I was determined on this trip to take a picture with a “tap tap” – a Haitian bus – so my cousin had one driven to my parents’ home for an impromptu shoot!

I was born in Port-au-Prince, Haiti, although by the time I was seven months old, my parents had already immigrated to New York City. We visited sporadically in the years that followed, but my connection to my country was really rooted in my home, and in the homes of my grandmother, my aunts and my cousins, where the language, the food, and the culture were always apparent.

It’s a connection that I don’t think I fully acknowledged, or even appreciated, until a few years ago, but one that has been cultivated over decades, and that I am proud to say forms a large part of who I am as a woman today.

Outside the gates of my cousin’s home in Petionville.

That being said, it had been seven years since I’d been to Haiti, and this trip wasn’t about me. This trip was about my son.

My son Nico’s SECOND time in Haiti!

My son’s father is from Mexico, and with his parents still living in Mexico (and my son being the only grandchild on both sides), visits to Mexico had always taken precedence as an effort to ensure that he built the type of relationship with his grandparents there as he has with my parents who live ten minutes away from us. I am well aware of how blessed I have been to have brought a child into two incredibly loving and involved families, and I have watched him, over time, fall in love with Mexico, playing futbol in the streets with neighbours and friends and eating homemade quesadillas and Azucaradas for breakfast. That legacy is a part of him, but there’s more.

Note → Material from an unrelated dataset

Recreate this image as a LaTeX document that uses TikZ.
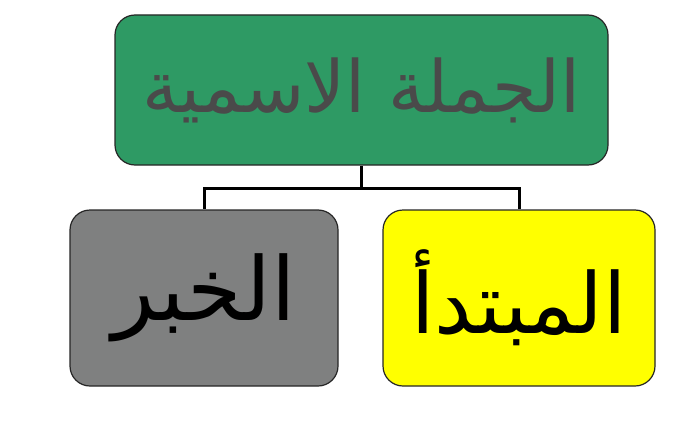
\documentclass[tikz,border=0pt]{standalone}
\usepackage{fontspec}
\usepackage{xcolor}
\usetikzlibrary{positioning,calc}
\newfontfamily\arabicfont[Script=Arabic]{DejaVu Sans}
\TeXXeTstate=1
\definecolor{jumlagreen}{HTML}{2E9A64}
\definecolor{khabargray}{HTML}{7F8080}
\definecolor{mubtadayellow}{HTML}{FFFF00}
\definecolor{textgray}{HTML}{4A4A4A}

\tikzset{
	box/.style={draw=black!85,line width=1.2pt,rounded corners=20pt,inner sep=0pt},
	link/.style={draw=black,line width=3pt}
}

\begin{document}
\begin{tikzpicture}[x=1pt,y=1pt]
		\useasboundingbox (0,0) rectangle (700,440);
		\node[box,fill=jumlagreen,minimum width=493pt,minimum height=150pt,text=textgray,
			font=\arabicfont\fontsize{72}{80}\selectfont] (jumla) at (361.5,350) {\beginR الجملة الاسمية\endR};
		\node[box,fill=khabargray,minimum width=268pt,minimum height=176pt,
			font=\arabicfont\fontsize{88}{96}\selectfont] (khabar) at (204,142) {\beginR الخبر\endR};
		\node[box,fill=mubtadayellow,minimum width=272pt,minimum height=176pt,
			font=\arabicfont\fontsize{84}{92}\selectfont] (mubtada) at (519,142) {\beginR المبتدأ\endR};
		%
		\coordinate (split) at ($(jumla.south)+(0,-23)$);
		\draw[link] (jumla.south) -- (split);
		\draw[link] (split) -| (khabar.north);
		\draw[link] (split) -| (mubtada.north);
	\end{tikzpicture}
\end{document}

It was him who asked to go for what he was quick to tell everyone was his SECOND trip to Haiti, the first being the trip I’d taken in April 2010 to help with relief efforts after the earthquake while pregnant with him.

Nico & my cousin’s daughter, Darlie – they’re the same age and we were both meeting her for the first time!
Nico and some more second cousins we were all just meeting – a new generation of family bonding!
Nico hanging out with some of the boys from the church before an intense after service futbol match!


“Gwo Mache Mirak” translates to “Big Miracle Market”
Nico at Sunshine Beach
Nico, my mother, and the incredible kids at my parents’ orphanage in Fonds Parisien (
Nico & my uncle, Pa Changlais – these two became the best of friends!
Nico & my sister drinking coconut water from my uncle’s coconut trees


On this trip, this homecoming, I watched my son fall in love with my family, my people, and my country, and I watched him make it his country too. My heart is so full. And I am so blessed.